BEGIN
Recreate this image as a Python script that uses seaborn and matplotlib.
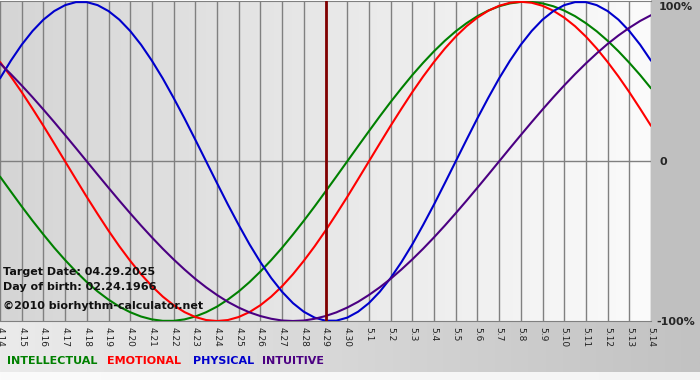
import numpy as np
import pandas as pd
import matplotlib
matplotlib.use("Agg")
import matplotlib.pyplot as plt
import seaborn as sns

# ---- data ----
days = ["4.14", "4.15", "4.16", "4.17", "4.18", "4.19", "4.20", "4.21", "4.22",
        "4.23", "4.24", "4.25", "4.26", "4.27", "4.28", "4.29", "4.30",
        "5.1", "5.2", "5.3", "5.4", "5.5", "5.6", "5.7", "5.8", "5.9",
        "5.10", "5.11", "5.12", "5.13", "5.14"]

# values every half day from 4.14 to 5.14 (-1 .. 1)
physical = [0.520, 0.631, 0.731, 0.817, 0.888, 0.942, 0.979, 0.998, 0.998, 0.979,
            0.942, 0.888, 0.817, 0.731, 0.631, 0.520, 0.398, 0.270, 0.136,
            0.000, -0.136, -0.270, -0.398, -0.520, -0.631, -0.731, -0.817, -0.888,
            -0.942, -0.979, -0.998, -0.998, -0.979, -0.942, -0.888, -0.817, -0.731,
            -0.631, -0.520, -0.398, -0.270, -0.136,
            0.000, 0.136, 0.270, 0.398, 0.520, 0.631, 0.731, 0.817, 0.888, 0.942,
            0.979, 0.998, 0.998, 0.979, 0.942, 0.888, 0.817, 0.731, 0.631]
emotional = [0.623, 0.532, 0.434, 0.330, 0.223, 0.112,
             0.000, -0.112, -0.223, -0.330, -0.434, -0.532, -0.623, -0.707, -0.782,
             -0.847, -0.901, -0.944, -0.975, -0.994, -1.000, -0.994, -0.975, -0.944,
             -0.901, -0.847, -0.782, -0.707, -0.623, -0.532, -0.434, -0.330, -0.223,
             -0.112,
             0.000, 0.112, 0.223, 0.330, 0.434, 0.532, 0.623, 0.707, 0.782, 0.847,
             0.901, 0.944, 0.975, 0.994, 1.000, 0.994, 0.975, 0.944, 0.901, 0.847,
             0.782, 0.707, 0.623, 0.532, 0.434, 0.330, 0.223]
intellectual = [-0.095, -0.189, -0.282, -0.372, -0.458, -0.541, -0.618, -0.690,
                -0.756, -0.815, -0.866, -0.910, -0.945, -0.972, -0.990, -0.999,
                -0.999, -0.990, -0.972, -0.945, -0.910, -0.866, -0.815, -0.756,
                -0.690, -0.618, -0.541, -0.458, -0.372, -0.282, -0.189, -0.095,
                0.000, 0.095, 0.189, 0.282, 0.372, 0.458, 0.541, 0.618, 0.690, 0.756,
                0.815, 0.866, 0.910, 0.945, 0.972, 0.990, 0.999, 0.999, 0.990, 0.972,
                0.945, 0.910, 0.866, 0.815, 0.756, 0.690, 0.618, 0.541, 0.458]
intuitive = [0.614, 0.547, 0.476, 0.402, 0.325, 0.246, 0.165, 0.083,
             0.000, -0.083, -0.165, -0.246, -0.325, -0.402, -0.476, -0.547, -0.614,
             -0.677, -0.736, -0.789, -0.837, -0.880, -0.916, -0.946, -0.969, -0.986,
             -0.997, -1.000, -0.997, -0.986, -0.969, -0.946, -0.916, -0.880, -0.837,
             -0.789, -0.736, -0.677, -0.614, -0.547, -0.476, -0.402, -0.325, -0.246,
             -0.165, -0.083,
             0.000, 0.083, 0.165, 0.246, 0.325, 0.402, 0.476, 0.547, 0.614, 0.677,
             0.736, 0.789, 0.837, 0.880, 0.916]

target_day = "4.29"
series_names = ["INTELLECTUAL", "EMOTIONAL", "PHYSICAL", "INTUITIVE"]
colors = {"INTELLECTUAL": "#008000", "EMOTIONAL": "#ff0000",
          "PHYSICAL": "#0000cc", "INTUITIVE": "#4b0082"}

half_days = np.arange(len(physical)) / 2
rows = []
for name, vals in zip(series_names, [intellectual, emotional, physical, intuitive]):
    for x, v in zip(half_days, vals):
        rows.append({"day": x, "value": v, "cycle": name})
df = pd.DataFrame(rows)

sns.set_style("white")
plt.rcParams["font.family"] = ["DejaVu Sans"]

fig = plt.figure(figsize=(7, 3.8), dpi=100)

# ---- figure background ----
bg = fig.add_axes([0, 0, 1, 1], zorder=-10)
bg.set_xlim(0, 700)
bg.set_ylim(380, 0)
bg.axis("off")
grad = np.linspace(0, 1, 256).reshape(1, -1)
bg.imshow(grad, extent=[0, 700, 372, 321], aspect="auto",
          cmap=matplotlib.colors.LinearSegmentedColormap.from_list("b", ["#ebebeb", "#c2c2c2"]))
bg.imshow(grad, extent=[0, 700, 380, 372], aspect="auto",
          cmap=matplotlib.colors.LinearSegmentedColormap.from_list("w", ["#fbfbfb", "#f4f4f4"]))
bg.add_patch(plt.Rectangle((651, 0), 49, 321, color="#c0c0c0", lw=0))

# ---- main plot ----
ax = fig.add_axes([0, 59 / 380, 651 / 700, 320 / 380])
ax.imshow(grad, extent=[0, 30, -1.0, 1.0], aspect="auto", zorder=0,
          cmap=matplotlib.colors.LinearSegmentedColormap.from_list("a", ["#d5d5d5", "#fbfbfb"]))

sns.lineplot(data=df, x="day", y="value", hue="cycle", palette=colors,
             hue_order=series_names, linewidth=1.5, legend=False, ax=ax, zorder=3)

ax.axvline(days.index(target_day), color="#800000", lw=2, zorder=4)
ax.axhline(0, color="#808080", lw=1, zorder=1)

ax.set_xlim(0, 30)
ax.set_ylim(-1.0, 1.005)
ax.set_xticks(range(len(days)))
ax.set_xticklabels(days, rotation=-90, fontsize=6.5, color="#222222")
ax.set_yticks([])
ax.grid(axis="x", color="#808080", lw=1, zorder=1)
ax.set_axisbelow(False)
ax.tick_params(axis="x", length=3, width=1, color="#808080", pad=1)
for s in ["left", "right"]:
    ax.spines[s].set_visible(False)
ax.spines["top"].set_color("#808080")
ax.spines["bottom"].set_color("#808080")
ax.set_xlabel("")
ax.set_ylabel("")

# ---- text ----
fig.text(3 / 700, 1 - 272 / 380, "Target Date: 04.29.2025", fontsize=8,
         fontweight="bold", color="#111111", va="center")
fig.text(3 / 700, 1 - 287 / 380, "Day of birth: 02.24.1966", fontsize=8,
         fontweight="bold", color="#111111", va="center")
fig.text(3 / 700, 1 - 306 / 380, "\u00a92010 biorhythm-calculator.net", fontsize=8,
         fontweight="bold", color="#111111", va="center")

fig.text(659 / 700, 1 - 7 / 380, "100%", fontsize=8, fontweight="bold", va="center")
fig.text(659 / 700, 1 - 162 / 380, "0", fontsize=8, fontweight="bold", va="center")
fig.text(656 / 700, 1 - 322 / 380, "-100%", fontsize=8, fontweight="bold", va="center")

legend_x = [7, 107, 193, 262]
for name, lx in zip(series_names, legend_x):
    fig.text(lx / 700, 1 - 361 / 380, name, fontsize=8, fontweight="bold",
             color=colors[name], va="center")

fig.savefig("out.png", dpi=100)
END
Goal of the exercise => Write out, word for word, the lines from the start of the data through the one holding "import seaborn as sns". Omit pictures.

Task response =>
Recreate this image as a Python script that uses seaborn and matplotlib.
import numpy as np
import pandas as pd
import matplotlib
matplotlib.use("Agg")
import matplotlib.pyplot as plt
import seaborn as sns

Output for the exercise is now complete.